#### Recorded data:
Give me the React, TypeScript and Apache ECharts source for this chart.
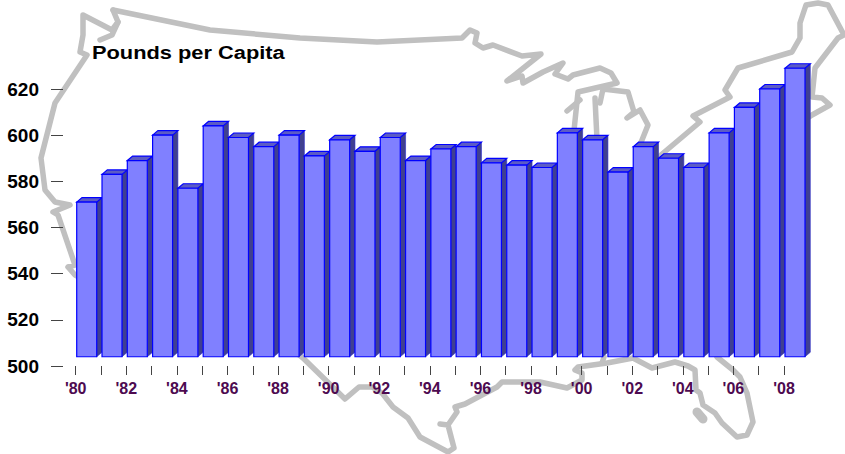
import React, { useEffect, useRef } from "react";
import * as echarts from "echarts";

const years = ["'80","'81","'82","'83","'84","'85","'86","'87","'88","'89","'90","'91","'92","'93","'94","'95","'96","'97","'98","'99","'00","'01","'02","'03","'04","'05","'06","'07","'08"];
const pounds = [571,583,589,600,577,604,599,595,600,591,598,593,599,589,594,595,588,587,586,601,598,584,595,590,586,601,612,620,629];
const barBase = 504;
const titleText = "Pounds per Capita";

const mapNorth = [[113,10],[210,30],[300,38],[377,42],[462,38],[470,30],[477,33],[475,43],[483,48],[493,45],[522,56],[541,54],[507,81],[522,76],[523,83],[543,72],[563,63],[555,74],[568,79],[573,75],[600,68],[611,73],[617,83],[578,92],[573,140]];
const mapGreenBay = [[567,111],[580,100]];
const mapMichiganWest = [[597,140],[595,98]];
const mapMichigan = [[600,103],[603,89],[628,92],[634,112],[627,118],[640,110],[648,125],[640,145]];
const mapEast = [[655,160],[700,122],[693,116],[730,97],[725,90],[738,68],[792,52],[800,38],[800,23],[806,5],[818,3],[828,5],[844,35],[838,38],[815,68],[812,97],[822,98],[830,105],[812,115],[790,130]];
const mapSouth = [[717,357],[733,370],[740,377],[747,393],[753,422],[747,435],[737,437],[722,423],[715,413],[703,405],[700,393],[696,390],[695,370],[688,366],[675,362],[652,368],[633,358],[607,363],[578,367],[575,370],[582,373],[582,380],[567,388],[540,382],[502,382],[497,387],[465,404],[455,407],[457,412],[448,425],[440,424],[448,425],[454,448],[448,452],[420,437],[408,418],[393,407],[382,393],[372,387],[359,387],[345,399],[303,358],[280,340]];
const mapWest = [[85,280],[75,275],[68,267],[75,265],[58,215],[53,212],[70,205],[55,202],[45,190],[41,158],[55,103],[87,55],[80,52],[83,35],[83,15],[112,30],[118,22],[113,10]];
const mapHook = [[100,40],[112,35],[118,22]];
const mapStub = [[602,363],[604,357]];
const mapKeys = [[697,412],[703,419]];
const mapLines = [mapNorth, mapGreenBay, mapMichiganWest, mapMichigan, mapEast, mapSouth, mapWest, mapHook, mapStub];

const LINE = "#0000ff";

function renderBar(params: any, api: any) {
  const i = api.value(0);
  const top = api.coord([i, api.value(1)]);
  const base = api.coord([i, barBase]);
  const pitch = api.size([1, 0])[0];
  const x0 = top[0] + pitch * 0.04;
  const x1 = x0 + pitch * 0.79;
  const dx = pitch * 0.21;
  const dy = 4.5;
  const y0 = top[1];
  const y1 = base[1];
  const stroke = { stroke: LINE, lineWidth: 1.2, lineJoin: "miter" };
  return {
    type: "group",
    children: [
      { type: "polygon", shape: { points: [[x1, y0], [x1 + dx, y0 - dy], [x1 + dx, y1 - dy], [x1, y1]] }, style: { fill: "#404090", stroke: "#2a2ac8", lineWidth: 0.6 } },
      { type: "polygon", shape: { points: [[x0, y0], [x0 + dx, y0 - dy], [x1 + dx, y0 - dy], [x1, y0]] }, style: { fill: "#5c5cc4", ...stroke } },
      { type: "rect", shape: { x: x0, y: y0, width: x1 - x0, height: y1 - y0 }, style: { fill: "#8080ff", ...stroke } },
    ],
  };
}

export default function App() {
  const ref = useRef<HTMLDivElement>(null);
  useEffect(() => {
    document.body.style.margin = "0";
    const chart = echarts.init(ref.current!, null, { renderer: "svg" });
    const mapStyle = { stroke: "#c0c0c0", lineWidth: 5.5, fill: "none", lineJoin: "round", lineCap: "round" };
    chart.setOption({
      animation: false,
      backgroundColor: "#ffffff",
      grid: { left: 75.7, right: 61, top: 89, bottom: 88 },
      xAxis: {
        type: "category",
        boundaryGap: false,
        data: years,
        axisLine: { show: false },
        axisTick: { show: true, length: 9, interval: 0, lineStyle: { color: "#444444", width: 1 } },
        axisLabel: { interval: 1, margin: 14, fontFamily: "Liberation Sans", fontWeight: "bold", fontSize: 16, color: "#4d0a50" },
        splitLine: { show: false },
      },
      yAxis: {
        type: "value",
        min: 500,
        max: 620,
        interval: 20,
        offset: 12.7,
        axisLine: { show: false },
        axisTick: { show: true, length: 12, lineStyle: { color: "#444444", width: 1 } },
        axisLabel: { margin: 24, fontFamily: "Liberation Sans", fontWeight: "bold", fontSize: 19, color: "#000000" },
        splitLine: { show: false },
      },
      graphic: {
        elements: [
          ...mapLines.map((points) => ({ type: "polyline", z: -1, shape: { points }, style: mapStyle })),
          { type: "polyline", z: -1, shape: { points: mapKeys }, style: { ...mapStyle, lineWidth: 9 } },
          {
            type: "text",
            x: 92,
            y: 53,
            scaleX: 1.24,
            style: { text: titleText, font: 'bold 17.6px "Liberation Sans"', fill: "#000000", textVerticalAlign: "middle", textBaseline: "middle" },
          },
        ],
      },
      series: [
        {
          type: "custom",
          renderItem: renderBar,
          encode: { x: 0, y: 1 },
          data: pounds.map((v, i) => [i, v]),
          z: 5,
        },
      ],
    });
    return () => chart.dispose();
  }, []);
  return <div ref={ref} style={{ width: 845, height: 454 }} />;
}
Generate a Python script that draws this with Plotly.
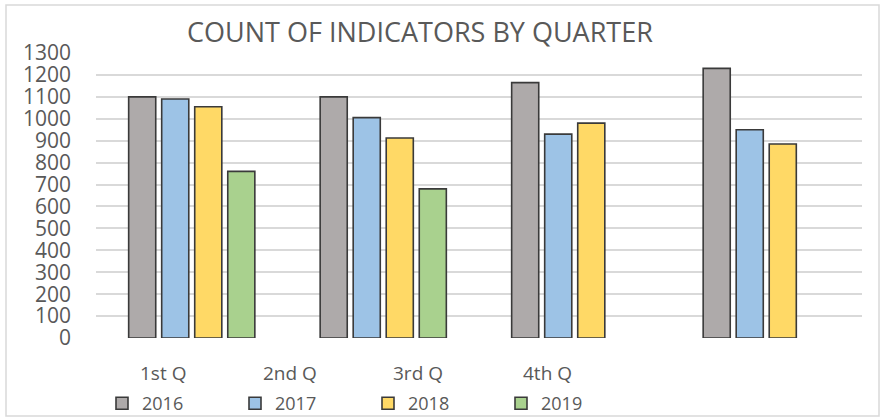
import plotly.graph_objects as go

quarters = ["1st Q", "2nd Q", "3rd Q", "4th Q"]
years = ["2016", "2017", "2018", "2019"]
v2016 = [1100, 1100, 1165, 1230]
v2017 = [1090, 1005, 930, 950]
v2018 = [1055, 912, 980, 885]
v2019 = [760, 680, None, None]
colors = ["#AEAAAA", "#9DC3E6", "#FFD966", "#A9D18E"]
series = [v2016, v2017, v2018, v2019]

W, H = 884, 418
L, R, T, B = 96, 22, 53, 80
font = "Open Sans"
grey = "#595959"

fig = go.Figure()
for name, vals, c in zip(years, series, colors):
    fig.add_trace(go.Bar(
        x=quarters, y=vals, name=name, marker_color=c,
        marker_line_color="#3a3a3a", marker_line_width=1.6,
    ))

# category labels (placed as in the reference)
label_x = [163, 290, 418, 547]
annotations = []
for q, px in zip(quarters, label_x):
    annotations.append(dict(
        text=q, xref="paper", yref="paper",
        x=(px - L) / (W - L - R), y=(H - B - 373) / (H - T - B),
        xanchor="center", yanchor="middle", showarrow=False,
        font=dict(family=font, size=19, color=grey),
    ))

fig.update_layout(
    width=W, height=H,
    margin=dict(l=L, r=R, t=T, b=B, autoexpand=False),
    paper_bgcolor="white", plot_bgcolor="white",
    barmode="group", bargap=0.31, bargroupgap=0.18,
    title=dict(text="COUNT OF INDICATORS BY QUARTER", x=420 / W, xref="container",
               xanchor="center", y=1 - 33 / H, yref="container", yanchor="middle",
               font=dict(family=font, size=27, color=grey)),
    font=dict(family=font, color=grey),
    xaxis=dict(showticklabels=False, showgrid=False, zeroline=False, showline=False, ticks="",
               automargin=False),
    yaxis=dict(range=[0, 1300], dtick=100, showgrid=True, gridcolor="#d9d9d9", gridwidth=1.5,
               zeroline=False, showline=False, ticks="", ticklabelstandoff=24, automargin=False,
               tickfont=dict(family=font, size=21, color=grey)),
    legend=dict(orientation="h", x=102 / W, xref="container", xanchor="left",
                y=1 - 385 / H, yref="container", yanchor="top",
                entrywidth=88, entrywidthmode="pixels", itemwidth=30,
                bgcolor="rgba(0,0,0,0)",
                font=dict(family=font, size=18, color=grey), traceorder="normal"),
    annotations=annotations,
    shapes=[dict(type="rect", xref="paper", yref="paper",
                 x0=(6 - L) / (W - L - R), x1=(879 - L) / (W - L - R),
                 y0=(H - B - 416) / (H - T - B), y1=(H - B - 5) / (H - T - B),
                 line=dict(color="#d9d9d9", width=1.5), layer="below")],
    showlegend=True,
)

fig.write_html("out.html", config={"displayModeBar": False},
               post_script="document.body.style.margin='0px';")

#### Written task:
Extract the stretch of lines that begins at the line with "Generate a Python" and ends at the line with "series = [v2016, v2017, v2018, v2019]", inclusive. Omit every picture.

#### Result below:
Generate a Python script that draws this with Plotly.
import plotly.graph_objects as go

quarters = ["1st Q", "2nd Q", "3rd Q", "4th Q"]
years = ["2016", "2017", "2018", "2019"]
v2016 = [1100, 1100, 1165, 1230]
v2017 = [1090, 1005, 930, 950]
v2018 = [1055, 912, 980, 885]
v2019 = [760, 680, None, None]
colors = ["#AEAAAA", "#9DC3E6", "#FFD966", "#A9D18E"]
series = [v2016, v2017, v2018, v2019]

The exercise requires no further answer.